A Palavra Final: Na base da ilustração, em destaque, a citação em italiano: "TU TI CORONO E MITRO DI TE STESSO GIUDICE." (Eu te coroo e mitro sobre ti mesmo juiz.), a frase que Virgílio diz a Dante ao deixá-lo no Paraíso Terrestre, simbolizando o ápice da Razão humana e a liberdade moral alcançada sob sua guia.
O Cenário (Inferno/Purgatório no Limite do Paraíso):
Base (Inferno/Limbo): A parte inferior da imagem apresenta elementos de um ambiente rochoso e árido, com indícios de fogo e escuridão nas profundezas, reminiscentes do Inferno e, especificamente, do Limbo onde Virgílio reside. Figuras sombrias e distantes podem ser vistas em vales e montanhas, sugerindo almas penadas.

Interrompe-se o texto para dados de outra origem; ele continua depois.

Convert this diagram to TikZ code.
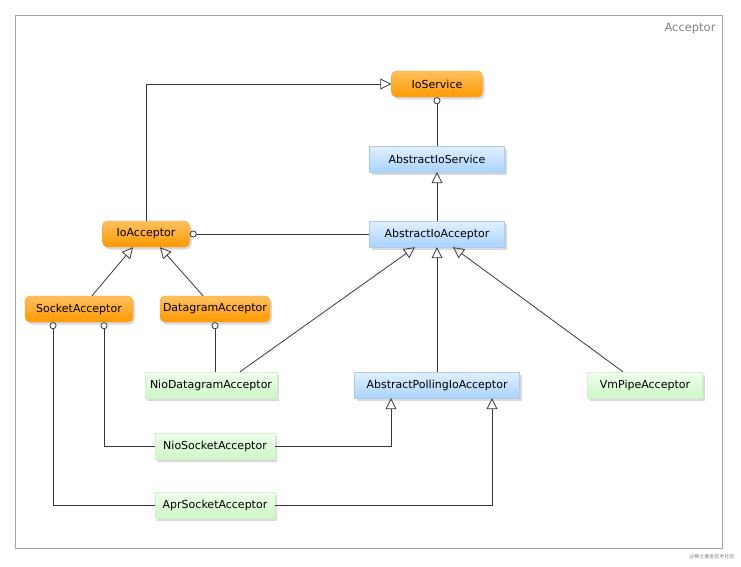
\documentclass[tikz,border=0pt]{standalone}
\usepackage{fontspec}
\setsansfont{DejaVu Sans}
\newfontfamily\cjkfont{Noto Sans CJK SC}
\usepackage{tikz}
\usetikzlibrary{arrows.meta, positioning, shadows}

\definecolor{ifacetop}{HTML}{FFC060}
\definecolor{ifacebot}{HTML}{FF9A00}
\definecolor{ifaceline}{HTML}{F0A030}
\definecolor{abstop}{HTML}{E2F0FF}
\definecolor{absbot}{HTML}{A9D3FF}
\definecolor{absline}{HTML}{A8CCEE}
\definecolor{impltop}{HTML}{EFFFEC}
\definecolor{implbot}{HTML}{CDF7C6}
\definecolor{implline}{HTML}{D8EED3}
\definecolor{edgecol}{HTML}{383838}

\begin{document}
\begin{tikzpicture}[x=1pt, y=-1pt,
    box/.style={font=\sffamily\fontsize{11}{13}\selectfont, minimum height=26, inner sep=0pt,
        drop shadow={shadow xshift=2pt, shadow yshift=-2.5pt, opacity=0.3}},
    iface/.style={box, rounded corners=5pt, draw=ifaceline, top color=ifacetop, bottom color=ifacebot},
    absc/.style={box, draw=absline, top color=abstop, bottom color=absbot},
    impl/.style={box, draw=implline, top color=impltop, bottom color=implbot},
    edge/.style={draw=edgecol, line width=0.8pt},
    gen/.style={edge, -{Triangle[open, length=11pt, width=11pt]}},
    real/.style={edge, {Circle[open, length=7pt, width=7pt, fill=white]}-}
]
    % Marco y titulo
    \useasboundingbox (0,0) rectangle (741,567);
    \draw[gray!70, line width=0.7pt] (15,15) rectangle (722,548);
    \node[font=\sffamily\fontsize{11.5}{13}\selectfont, text=gray, anchor=base east] (title) at (719,32) {Acceptor};
    \node[font=\cjkfont\fontsize{5}{6}\selectfont, text=gray, anchor=east] (mark) at (738,557) {@稀土掘金技术社区};

    % Interfaces
    \node[iface, minimum width=91] (ioservice) at (437,84) {IoService};
    \node[iface, minimum width=87] (ioacceptor) at (146,234) {IoAcceptor};
    \node[iface, minimum width=108] (socketacceptor) at (79,309) {SocketAcceptor};
    \node[iface, minimum width=110] (datagramacceptor) at (215,309) {DatagramAcceptor};

    % Clases abstractas
    \node[absc, minimum width=135] (abstractioservice) at (437,159) {AbstractIoService};
    \node[absc, minimum width=135] (abstractioacceptor) at (437,234) {AbstractIoAcceptor};
    \node[absc, minimum width=165] (abstractpolling) at (437,385) {AbstractPollingIoAcceptor};

    % Implementaciones
    \node[impl, minimum width=132] (niodatagram) at (211,385) {NioDatagramAcceptor};
    \node[impl, minimum width=115] (vmpipe) at (645,385) {VmPipeAcceptor};
    \node[impl, minimum width=120] (niosocket) at (215,446) {NioSocketAcceptor};
    \node[impl, minimum width=120] (aprsocket) at (215,505) {AprSocketAcceptor};

    % Herencia
    \draw[gen] (ioacceptor.north) |- (ioservice.west);
    \draw[gen] (abstractioacceptor.north) -- (abstractioservice.south);
    \draw[gen] ([xshift=13pt]socketacceptor.north) -- ([xshift=-13pt]ioacceptor.south);
    \draw[gen] ([xshift=-12pt]datagramacceptor.north) -- ([xshift=14pt]ioacceptor.south);
    \draw[gen] ([xshift=29pt]niodatagram.north) -- ([xshift=-22pt]abstractioacceptor.south);
    \draw[gen] (abstractpolling.north) -- (abstractioacceptor.south);
    \draw[gen] ([xshift=-22pt]vmpipe.north) -- ([xshift=16pt]abstractioacceptor.south);
    \draw[gen] (niosocket.east) -| ([xshift=-46pt]abstractpolling.south);
    \draw[gen] (aprsocket.east) -| ([xshift=55pt]abstractpolling.south);

    % Implementacion de interfaces
    \draw[real] (ioservice.south) -- (abstractioservice.north);
    \draw[real] (ioacceptor.east) -- (abstractioacceptor.west);
    \draw[real] (datagramacceptor.south) -- (datagramacceptor.south |- niodatagram.north);
    \draw[real] ([xshift=25pt]socketacceptor.south) |- (niosocket.west);
    \draw[real] ([xshift=-26pt]socketacceptor.south) |- (aprsocket.west);
\end{tikzpicture}
\end{document}
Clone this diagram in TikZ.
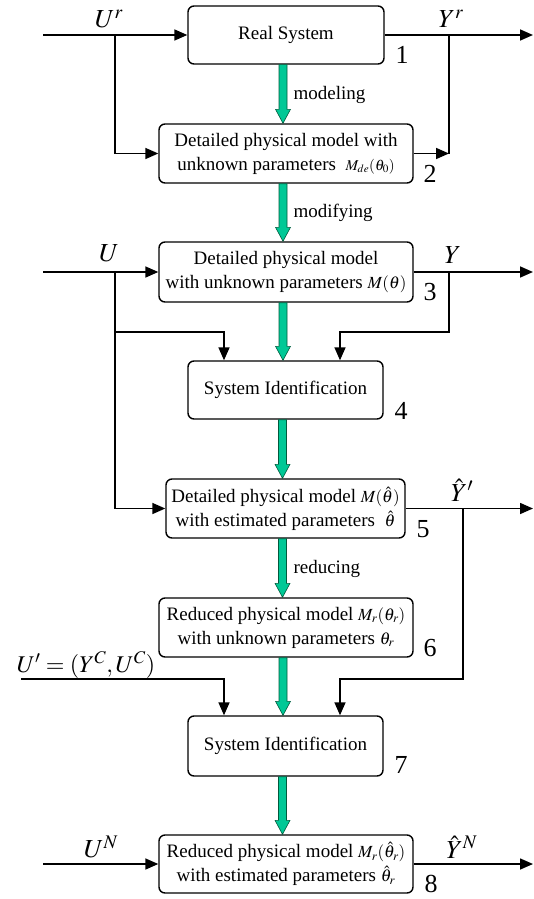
\documentclass[tikz,border=0pt]{standalone}
\usepackage{mathptmx}
\usepackage{fontspec}
\setmainfont{Liberation Serif}
\usetikzlibrary{arrows.meta,calc}
\definecolor{gfill}{RGB}{0,200,150}
\definecolor{gline}{RGB}{0,90,60}
\newcommand{\garrow}[2]{%
  \path[fill=gfill,draw=gline,line width=0.6pt] let \p1=([xshift=-3pt]#1.south), \p2=(#2.north) in
    (\x1-4pt,\y1) -- (\x1+4pt,\y1) -- (\x1+4pt,\y2+14pt) -- (\x1+7.5pt,\y2+14pt) --
    (\x1,\y2) -- (\x1-7.5pt,\y2+14pt) -- (\x1-4pt,\y2+14pt) -- cycle;}
\begin{document}
\begin{tikzpicture}[x=1pt,y=-1pt,
  box/.style={draw,line width=1.4pt,rounded corners=6pt,align=center,inner sep=2pt,
    font=\fontsize{19}{24}\selectfont},
  sig/.style={line width=1.6pt,-{Triangle[length=13pt,width=11pt]}},
  wire/.style={line width=1.6pt},
  lab/.style={font=\fontsize{26}{30}\selectfont,inner sep=1pt},
  num/.style={font=\fontsize{26}{30}\selectfont,inner sep=0pt},
  gtxt/.style={font=\fontsize{19}{22}\selectfont,anchor=west},
  sm/.style={}
]
\useasboundingbox (0,0) rectangle (534,899);
% boxes
\node[box,minimum width=196pt,minimum height=58pt] (B1) at (286,35) {Real System};
\node[box,minimum width=254pt,minimum height=59pt] (B2) at (286,153.5)
  {Detailed physical model with\\unknown parameters \ {\fontsize{15}{15}\selectfont$M_{de}(\theta_0)$}};
\node[box,minimum width=254pt,minimum height=60pt] (B3) at (286,272)
  {Detailed physical model\\with unknown parameters {\fontsize{17}{17}\selectfont$M(\theta)$}};
\node[box,minimum width=195pt,minimum height=58pt] (B4) at (285.5,390) {System Identification};
\node[box,minimum width=239pt,minimum height=59pt] (B5) at (285.5,508.5)
  {Detailed physical model {\fontsize{17}{17}\selectfont$M(\hat\theta)$}\\with estimated parameters \ {\fontsize{17}{17}\selectfont$\hat\theta$}};
\node[box,minimum width=254pt,minimum height=59pt] (B6) at (286,627.5)
  {Reduced physical model {\fontsize{17}{17}\selectfont$M_r(\theta_r)$}\\with unknown parameters {\fontsize{17}{17}\selectfont$\theta_r$}};
\node[box,minimum width=195pt,minimum height=60pt] (B7) at (285.5,746) {System Identification};
\node[box,minimum width=254pt,minimum height=58pt] (B8) at (286,864)
  {Reduced physical model {\fontsize{17}{17}\selectfont$M_r(\hat\theta_r)$}\\with estimated parameters {\fontsize{17}{17}\selectfont$\hat\theta_r$}};
% green arrows
\garrow{B1}{B2}
\garrow{B2}{B3}
\garrow{B3}{B4}
\garrow{B4}{B5}
\garrow{B5}{B6}
\garrow{B6}{B7}
\garrow{B7}{B8}
\node[gtxt] (g1) at (290,95) {modeling};
\node[gtxt] (g2) at (290,213) {modifying};
\node[gtxt] (g3) at (290,569) {reducing};
% coordinates
\coordinate (i1) at (43,35);
\coordinate (j1) at (115,35);
\coordinate (o1) at (533,35);
\coordinate (k1) at (449,35);
\coordinate (k2) at (449,153.5);
\coordinate (i3) at (43,272);
\coordinate (j3) at (115,272);
\coordinate (j4) at (115,332);
\coordinate (o3) at (533,272);
\coordinate (k3) at (449,272);
\coordinate (k4) at (449,332);
\coordinate (o5) at (533,508.5);
\coordinate (k5) at (463,508.5);
\coordinate (k6) at (463,679);
\coordinate (u7) at (21,679);
\coordinate (i8) at (43,864);
\coordinate (o8) at (533,864);
% connectors
\draw[sig] (i1) -- (B1.west);
\draw[sig] (j1) |- (B2.west);
\draw[sig] (B1.east) -- (o1);
\draw[wire] (k1) -- (k2);
\draw[sig] (B2.east) -- (k2);
\draw[sig] (i3) -- (B3.west);
\draw[sig] (j3) |- (B5.west);
\draw[sig] (j4) -| ([xshift=-61.5pt]B4.north);
\draw[sig] (B3.east) -- (o3);
\draw[sig] (k3) -- (k4) -| ([xshift=54.5pt]B4.north);
\draw[sig] (B5.east) -- (o5);
\draw[sig] (k5) -- (k6) -| ([xshift=54.5pt]B7.north);
\draw[sig] (u7) -| ([xshift=-61.5pt]B7.north);
\draw[sig] (i8) -- (B8.west);
\draw[sig] (B8.east) -- (o8);
% labels
\node[lab] (lUr) at (109,19) {$U^r$};
\node[lab] (lYr) at (451,19) {$Y^r$};
\node[lab] (lU) at (109,253) {$U$};
\node[lab] (lY) at (453,255) {$Y$};
\node[lab] (lYp) at (462,490) {$\hat{Y}'$};
\node[font=\fontsize{24}{28}\selectfont,inner sep=1pt] (lUp) at (86,665) {$U'=(Y^C,U^C)$};
\node[lab] (lUN) at (101,847) {$U^N$};
\node[lab] (lYN) at (462,847) {$\hat{Y}^N$};
% numbers
\node[num] (n1) at (402,55) {1};
\node[num] (n2) at (430,174) {2};
\node[num] (n3) at (430,292) {3};
\node[num] (n4) at (401,411) {4};
\node[num] (n5) at (423,529) {5};
\node[num] (n6) at (430,648) {6};
\node[num] (n7) at (401,765) {7};
\node[num] (n8) at (431,884) {8};
\end{tikzpicture}
\end{document}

Caminho Ascendente: Atrás de Virgílio, há uma escadaria ou caminho que ascende, simbolizando o Purgatório e a jornada de purificação.
O Portal Gótico (O Limite): Virgílio está posicionado diante de um magnífico portal gótico que irradia uma intensa luz dourada do seu centro. Este portal é a fronteira simbólica do Paraíso. A luz é acolhedora, mas Virgílio não a atravessa. Ele aponta para ela, indicando o caminho, mas sua posição deixa claro que ele não pode entrar. Este é o limite da Razão.
Símbolos da Razão e Conhecimento:
Ao redor de Virgílio, flutuam símbolos holográficos e etéreos em tons de azul e branco. Estes incluem:
Fórmulas e Diagramas: Representando a lógica, a filosofia e o conhecimento científico (Filosofia Natural).
Palavras-Chave: "RAZÃO", "PHILOSOPHIA" (Filosofia), "NATURAL WISDOM" (Sabedoria Natural), "VIRTUE" (Virtude) estão inscritas, reforçando os atributos de Virgílio.
Conexões: Linhas etéreas conectam esses símbolos, mostrando a interconexão do pensamento e do conhecimento que Virgílio representa.
A ilustração, portanto, sintetiza a essência de Virgílio na Divina Comédia: o mestre da Razão e da sabedoria humana que pode guiar a alma até o limiar da perfeição moral, mas que não pode trespassar o véu da Revelação divina, permanecendo em seu domínio de grande mas finita luz.